*What you need to do*
Copy verbatim the material from its first line to the line that holds "from matplotlib.patches import", including that line.
##### Dataset content #####
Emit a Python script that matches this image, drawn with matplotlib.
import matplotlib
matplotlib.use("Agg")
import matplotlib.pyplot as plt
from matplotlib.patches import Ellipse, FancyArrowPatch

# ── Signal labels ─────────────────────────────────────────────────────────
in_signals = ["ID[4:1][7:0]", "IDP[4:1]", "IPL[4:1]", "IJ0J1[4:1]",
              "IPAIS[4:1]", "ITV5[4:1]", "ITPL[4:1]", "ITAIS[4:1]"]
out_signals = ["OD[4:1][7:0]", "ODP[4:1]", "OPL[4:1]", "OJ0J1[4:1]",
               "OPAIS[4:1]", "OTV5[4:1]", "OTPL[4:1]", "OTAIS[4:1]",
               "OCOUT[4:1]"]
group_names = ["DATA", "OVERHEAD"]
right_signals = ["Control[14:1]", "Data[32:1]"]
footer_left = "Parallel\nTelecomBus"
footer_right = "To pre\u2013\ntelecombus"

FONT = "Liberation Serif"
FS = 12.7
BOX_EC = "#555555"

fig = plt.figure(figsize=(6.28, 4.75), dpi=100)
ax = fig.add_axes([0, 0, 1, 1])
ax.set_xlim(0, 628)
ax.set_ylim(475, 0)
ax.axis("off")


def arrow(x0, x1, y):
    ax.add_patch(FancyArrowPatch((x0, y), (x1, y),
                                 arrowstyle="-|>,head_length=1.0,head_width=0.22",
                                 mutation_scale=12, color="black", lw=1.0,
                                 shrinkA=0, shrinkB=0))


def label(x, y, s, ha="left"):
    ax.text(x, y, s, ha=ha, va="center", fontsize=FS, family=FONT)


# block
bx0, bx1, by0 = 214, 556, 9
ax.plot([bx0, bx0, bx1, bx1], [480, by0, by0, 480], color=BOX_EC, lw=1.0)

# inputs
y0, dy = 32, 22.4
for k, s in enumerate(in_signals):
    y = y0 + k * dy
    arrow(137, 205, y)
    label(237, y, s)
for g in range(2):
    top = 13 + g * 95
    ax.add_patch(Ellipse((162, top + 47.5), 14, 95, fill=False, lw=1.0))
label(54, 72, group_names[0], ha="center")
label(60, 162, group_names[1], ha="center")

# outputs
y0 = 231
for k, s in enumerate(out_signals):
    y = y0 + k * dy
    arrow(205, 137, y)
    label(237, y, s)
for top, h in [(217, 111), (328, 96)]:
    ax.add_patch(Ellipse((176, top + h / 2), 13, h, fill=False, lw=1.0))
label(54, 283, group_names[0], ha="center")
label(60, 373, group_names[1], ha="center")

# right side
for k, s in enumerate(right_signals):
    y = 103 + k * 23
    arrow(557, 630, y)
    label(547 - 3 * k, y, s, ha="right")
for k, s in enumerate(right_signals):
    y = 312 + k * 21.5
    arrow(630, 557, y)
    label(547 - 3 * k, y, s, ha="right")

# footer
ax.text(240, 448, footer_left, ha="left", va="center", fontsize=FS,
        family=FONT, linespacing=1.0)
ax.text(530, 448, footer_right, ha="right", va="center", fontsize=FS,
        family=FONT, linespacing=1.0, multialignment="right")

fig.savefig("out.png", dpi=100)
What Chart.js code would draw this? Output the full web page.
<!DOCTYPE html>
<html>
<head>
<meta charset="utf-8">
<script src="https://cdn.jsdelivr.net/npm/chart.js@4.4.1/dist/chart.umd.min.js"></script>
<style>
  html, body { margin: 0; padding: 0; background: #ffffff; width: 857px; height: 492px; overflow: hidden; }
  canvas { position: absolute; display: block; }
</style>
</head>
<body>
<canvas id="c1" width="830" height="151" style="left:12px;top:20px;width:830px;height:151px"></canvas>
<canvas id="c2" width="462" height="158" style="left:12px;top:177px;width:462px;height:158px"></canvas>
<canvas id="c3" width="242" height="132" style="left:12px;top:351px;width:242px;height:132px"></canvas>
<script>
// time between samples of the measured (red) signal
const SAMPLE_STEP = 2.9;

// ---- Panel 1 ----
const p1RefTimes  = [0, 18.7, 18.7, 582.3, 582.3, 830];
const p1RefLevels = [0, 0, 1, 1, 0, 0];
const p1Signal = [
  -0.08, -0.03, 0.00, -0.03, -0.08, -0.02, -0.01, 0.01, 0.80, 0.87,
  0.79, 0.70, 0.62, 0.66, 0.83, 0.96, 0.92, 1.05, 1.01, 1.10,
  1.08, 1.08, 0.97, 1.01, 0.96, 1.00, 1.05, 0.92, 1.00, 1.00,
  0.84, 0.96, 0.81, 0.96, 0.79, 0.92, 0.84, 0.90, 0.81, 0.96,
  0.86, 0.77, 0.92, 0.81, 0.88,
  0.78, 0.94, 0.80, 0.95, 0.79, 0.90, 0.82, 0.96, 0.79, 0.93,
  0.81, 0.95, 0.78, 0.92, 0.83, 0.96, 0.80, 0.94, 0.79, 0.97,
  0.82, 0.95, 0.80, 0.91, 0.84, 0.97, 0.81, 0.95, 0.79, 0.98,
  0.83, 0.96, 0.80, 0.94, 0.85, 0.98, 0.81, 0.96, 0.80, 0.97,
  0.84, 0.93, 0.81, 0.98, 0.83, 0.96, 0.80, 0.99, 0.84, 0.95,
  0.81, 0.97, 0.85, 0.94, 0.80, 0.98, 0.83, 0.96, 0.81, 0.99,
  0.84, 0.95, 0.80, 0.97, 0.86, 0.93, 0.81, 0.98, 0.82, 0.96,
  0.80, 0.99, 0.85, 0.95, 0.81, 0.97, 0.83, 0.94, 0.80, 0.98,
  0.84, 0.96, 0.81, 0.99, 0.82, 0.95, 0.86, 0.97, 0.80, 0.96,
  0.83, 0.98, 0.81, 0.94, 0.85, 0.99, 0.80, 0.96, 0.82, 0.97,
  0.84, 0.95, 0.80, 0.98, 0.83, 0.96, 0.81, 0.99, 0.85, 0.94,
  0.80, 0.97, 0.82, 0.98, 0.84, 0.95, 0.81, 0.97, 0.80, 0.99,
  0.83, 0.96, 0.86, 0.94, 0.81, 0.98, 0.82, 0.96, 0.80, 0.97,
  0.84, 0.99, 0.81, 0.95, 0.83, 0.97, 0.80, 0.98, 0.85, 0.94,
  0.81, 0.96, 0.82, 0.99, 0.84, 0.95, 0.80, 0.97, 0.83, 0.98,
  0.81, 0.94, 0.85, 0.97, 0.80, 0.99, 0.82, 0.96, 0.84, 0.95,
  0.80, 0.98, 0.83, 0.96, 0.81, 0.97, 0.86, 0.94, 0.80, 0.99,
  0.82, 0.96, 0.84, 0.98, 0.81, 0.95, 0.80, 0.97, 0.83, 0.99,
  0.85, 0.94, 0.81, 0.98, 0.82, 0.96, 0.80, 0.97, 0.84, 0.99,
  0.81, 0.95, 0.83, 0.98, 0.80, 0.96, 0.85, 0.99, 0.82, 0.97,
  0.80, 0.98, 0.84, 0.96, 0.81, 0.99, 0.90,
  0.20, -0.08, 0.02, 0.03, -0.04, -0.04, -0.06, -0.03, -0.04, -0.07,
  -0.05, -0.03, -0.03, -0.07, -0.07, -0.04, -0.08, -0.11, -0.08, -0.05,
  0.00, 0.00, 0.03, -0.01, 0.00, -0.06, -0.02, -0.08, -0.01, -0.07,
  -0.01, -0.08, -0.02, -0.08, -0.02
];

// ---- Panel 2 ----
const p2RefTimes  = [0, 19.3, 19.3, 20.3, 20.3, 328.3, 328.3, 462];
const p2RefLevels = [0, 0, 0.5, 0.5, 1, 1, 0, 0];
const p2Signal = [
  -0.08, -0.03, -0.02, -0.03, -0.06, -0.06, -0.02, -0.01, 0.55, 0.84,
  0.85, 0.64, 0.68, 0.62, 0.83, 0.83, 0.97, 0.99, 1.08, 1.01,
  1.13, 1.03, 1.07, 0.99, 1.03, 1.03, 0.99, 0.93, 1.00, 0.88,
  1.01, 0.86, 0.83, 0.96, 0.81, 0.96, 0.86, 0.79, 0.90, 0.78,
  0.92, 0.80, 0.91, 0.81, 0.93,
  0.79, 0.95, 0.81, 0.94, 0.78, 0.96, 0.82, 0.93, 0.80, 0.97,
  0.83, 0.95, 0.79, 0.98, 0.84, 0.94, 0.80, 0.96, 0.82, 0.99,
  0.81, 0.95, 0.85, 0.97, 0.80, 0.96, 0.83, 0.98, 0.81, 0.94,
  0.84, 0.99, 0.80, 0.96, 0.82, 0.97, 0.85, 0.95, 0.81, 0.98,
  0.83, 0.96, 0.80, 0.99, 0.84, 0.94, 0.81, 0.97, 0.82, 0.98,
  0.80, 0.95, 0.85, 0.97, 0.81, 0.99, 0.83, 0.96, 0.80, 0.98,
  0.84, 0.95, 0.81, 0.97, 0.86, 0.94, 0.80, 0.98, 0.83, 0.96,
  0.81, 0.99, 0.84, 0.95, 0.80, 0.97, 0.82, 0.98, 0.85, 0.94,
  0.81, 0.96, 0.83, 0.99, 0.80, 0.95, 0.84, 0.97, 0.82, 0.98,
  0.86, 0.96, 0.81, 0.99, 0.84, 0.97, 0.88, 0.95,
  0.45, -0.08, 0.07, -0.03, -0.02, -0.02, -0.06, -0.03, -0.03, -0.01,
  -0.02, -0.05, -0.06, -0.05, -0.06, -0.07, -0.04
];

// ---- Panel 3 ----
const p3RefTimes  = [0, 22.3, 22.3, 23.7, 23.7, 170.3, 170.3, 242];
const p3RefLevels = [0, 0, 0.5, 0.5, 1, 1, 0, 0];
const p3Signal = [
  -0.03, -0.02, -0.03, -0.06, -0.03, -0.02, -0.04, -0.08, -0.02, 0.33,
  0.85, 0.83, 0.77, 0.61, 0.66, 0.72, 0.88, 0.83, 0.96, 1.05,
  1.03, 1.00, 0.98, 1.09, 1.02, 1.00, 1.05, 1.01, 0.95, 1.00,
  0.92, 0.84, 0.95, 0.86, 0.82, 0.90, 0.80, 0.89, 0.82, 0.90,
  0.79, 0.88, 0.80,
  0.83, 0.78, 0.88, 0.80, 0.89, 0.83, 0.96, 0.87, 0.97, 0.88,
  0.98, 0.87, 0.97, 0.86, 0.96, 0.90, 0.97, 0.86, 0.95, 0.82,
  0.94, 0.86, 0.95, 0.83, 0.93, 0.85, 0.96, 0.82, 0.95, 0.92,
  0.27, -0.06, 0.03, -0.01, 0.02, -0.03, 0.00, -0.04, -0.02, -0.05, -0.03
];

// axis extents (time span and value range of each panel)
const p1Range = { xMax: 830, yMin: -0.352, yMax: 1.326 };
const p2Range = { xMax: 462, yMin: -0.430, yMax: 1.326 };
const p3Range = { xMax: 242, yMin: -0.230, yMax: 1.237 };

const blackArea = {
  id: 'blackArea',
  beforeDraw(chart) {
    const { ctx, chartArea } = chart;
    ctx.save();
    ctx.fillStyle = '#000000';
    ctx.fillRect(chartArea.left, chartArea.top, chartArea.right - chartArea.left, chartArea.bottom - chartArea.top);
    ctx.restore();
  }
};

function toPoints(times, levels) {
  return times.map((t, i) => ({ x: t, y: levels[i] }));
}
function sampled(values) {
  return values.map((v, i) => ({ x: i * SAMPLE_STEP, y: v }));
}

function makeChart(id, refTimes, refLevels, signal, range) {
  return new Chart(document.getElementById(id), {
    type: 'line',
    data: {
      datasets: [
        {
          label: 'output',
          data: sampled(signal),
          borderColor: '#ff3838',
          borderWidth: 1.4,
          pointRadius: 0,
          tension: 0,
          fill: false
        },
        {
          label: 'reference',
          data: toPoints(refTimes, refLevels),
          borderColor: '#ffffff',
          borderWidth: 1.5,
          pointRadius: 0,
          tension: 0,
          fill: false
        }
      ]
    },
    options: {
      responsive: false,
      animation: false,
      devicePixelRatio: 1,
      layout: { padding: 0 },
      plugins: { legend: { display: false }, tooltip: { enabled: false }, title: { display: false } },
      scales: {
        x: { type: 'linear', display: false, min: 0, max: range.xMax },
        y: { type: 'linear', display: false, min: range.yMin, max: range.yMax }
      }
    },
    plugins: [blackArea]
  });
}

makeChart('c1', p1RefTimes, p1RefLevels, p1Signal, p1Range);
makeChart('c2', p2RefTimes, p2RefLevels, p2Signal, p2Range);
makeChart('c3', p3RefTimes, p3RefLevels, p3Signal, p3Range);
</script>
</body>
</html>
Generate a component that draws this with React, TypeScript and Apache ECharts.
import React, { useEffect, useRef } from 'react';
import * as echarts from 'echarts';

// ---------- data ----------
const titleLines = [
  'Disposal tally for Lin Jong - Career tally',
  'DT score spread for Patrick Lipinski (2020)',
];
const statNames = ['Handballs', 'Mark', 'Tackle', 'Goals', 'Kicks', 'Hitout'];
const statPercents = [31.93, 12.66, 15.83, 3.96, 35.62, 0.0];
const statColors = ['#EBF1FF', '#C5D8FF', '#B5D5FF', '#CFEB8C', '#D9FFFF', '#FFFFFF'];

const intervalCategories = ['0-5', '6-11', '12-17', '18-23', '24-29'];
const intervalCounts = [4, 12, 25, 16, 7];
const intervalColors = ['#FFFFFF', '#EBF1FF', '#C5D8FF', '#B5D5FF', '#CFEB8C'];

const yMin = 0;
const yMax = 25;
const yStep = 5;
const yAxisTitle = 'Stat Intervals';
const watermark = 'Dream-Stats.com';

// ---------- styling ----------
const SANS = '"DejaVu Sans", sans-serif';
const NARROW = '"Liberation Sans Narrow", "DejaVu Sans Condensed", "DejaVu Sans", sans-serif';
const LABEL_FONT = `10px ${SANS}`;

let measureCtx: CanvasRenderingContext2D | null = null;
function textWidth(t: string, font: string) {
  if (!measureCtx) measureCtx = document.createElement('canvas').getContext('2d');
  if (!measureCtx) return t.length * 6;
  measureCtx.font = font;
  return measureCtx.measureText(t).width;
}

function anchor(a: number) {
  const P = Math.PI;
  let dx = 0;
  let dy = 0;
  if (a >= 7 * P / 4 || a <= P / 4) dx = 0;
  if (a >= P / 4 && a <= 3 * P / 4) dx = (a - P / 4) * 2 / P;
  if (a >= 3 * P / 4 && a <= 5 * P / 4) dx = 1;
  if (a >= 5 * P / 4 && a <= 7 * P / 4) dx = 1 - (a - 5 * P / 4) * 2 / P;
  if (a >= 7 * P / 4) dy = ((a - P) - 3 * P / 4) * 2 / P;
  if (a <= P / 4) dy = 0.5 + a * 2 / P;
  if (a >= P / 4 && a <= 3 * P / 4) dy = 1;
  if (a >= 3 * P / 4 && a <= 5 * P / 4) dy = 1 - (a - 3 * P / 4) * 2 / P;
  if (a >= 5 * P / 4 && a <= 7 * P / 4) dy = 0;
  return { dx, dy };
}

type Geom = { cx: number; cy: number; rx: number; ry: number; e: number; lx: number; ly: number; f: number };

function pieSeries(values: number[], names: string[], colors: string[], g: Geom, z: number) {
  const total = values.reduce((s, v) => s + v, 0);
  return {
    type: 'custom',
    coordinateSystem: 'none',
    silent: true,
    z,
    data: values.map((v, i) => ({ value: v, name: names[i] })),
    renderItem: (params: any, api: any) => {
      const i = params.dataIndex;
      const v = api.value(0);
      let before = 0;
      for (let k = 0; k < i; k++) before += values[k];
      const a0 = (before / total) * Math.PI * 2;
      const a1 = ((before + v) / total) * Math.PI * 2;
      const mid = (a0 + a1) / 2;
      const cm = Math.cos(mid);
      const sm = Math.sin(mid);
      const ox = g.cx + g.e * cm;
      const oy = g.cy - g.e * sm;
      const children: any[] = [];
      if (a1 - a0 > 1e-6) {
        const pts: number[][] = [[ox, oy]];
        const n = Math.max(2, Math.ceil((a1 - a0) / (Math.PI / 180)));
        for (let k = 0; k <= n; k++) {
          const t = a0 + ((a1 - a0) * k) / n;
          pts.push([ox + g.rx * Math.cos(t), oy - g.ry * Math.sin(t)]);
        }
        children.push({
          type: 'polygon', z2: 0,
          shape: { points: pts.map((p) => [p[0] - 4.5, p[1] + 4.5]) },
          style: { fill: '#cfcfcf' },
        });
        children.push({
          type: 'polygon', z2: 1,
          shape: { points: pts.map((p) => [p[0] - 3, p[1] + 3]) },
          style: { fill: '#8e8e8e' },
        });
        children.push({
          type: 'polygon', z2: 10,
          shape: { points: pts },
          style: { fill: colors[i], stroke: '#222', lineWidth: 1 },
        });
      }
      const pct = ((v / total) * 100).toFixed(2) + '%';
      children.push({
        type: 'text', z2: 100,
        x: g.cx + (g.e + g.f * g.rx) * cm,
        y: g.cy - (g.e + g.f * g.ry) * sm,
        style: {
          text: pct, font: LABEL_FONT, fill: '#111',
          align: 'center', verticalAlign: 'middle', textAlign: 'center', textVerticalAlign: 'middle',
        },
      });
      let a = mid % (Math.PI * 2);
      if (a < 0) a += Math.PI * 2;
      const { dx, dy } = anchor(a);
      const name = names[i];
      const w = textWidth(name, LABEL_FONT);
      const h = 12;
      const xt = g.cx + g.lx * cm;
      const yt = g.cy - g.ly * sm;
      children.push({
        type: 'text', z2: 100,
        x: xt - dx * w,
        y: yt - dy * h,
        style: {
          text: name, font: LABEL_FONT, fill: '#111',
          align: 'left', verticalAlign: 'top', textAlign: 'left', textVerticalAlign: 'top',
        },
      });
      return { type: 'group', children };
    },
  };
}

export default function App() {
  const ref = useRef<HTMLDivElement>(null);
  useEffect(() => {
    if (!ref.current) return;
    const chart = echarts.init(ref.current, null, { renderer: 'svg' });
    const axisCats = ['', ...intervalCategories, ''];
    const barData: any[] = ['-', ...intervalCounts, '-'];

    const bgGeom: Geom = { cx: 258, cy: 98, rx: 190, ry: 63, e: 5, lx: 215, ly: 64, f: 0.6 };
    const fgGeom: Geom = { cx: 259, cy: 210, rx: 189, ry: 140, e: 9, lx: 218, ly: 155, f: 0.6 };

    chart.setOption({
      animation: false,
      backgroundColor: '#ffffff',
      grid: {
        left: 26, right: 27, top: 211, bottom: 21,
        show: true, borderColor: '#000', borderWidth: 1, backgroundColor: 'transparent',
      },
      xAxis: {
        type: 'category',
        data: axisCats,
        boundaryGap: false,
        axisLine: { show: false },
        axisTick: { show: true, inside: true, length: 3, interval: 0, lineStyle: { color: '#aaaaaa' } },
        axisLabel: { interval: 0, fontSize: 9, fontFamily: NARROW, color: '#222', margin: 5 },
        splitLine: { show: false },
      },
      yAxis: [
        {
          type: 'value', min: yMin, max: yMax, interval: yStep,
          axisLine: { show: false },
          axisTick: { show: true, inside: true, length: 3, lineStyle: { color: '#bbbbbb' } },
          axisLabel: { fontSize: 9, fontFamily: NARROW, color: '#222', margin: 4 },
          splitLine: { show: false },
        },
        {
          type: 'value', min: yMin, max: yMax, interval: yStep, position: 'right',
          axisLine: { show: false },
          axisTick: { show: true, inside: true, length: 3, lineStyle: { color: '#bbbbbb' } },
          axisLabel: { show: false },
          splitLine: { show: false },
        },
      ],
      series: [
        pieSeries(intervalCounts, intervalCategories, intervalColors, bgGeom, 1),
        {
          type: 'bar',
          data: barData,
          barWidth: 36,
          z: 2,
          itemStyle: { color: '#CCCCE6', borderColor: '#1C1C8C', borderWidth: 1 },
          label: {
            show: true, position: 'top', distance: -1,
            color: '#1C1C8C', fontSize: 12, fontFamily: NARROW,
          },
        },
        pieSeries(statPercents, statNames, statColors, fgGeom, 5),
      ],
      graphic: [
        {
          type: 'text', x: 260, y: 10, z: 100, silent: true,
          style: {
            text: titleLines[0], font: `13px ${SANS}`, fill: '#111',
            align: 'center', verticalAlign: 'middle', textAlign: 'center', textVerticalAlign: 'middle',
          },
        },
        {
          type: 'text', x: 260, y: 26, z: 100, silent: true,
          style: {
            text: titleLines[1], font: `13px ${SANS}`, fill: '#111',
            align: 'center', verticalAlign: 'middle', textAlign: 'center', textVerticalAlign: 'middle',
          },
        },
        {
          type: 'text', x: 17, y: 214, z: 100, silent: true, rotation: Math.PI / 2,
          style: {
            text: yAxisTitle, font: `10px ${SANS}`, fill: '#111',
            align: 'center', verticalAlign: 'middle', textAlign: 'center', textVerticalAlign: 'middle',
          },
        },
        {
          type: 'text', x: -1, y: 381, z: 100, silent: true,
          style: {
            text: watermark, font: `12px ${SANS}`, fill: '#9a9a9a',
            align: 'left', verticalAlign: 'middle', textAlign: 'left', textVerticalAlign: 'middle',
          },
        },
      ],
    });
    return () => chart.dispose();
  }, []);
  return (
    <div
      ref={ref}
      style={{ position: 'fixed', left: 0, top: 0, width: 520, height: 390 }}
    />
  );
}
#####
*Answer*
Emit a Python script that matches this image, drawn with matplotlib.
import matplotlib
matplotlib.use("Agg")
import matplotlib.pyplot as plt
from matplotlib.patches import Ellipse, FancyArrowPatch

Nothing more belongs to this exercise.